NEW YORK – It may be the closest thing to a sure shot on Wall Street.
Wednesday will be the day for investors to bet on a rise in the U.S. stock market, based on highly favorable odds instead of fundamentals like oil prices, corporate profits, interests rates, war and politics, according to a stock almanac followed by Wall Street pros.
While Wednesday is Bastille Day in France, in the United States it appears to be a day to go long the broad market. According to the 2004 Stock Trader's Almanac (search), July 14 scores the highest probability of the year -- better than 85 percent -- for a gain in the Standard & Poor's 500 index (search) based on more than 20 years of trading history.
The almanac said it determined the probability after examining decades of daily market moves, although investors should never forget Wall Street's favorite disclaimer: past performance is no indication of future results.
The almanac is standard issue for well equipped, professional traders.
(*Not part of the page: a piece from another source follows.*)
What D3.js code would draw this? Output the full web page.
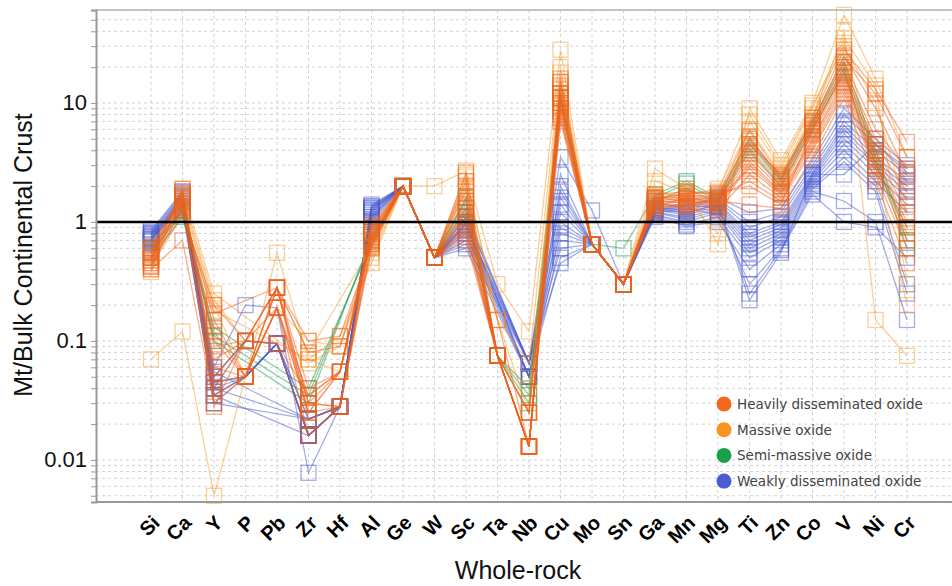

Assembled by the Hirsch family since 1967, it is a compendium of trading history, facts and figures, along with daily quotations from business and political achievers.
"My best assumption with the date is we get a nasty sell-off in the early part of July, and it is a combination of that and the tendency of the witching, the expiration day on Friday," said Jeffrey Hirsch (search), editor in chief of the almanac.
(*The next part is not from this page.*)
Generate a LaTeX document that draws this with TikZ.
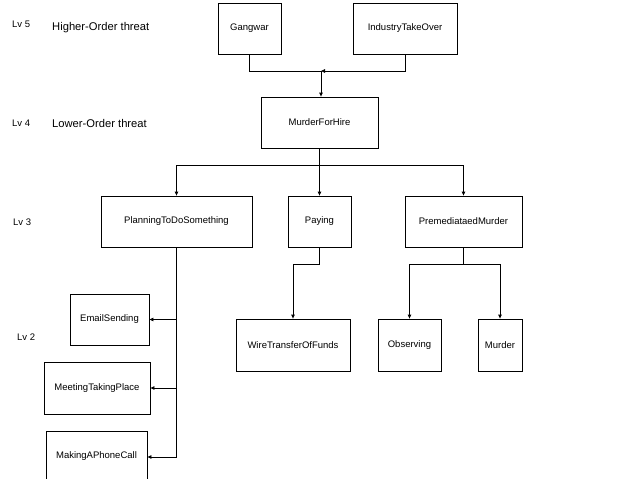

July 16 is the third Friday of the month, a day that typically brings increased volatility due to the expiration of certain options contracts.
"So it is a snap back (from a traditionally weak period for stocks) and one of the few shining spots of July," he said, noting that the day with the lowest likelihood of a rise in the S&P 500 is July 19.
The almanac said that Jan. 30 can claim the same odds for a rise in the S&P 500, based on trading data spanning from January 1982 to December 2002. It should be noted that the S&P 500 declined on Jan. 30, 2004, while it rose on July 14, 2003.
Hirsch added that with the rise on July 14 of last year, the probability of an S&P 500 gain this Wednesday has risen to 86.36 percent.
"That really is remarkable," said one veteran trader at a leading New York-area brokerage. He said the trend may be tied to stock buying related to second-half investing for retirement plans, such as 401(k)s.
But, he said, "everything regresses back to the norm."
When asked if he would bet the farm on the so-called Spiders an exchange-traded fund with underlying holdings that represent the S&P 500, another trader at a major New York brokerage said he would not.
"I have enough issues already," he said. He declined to elaborate.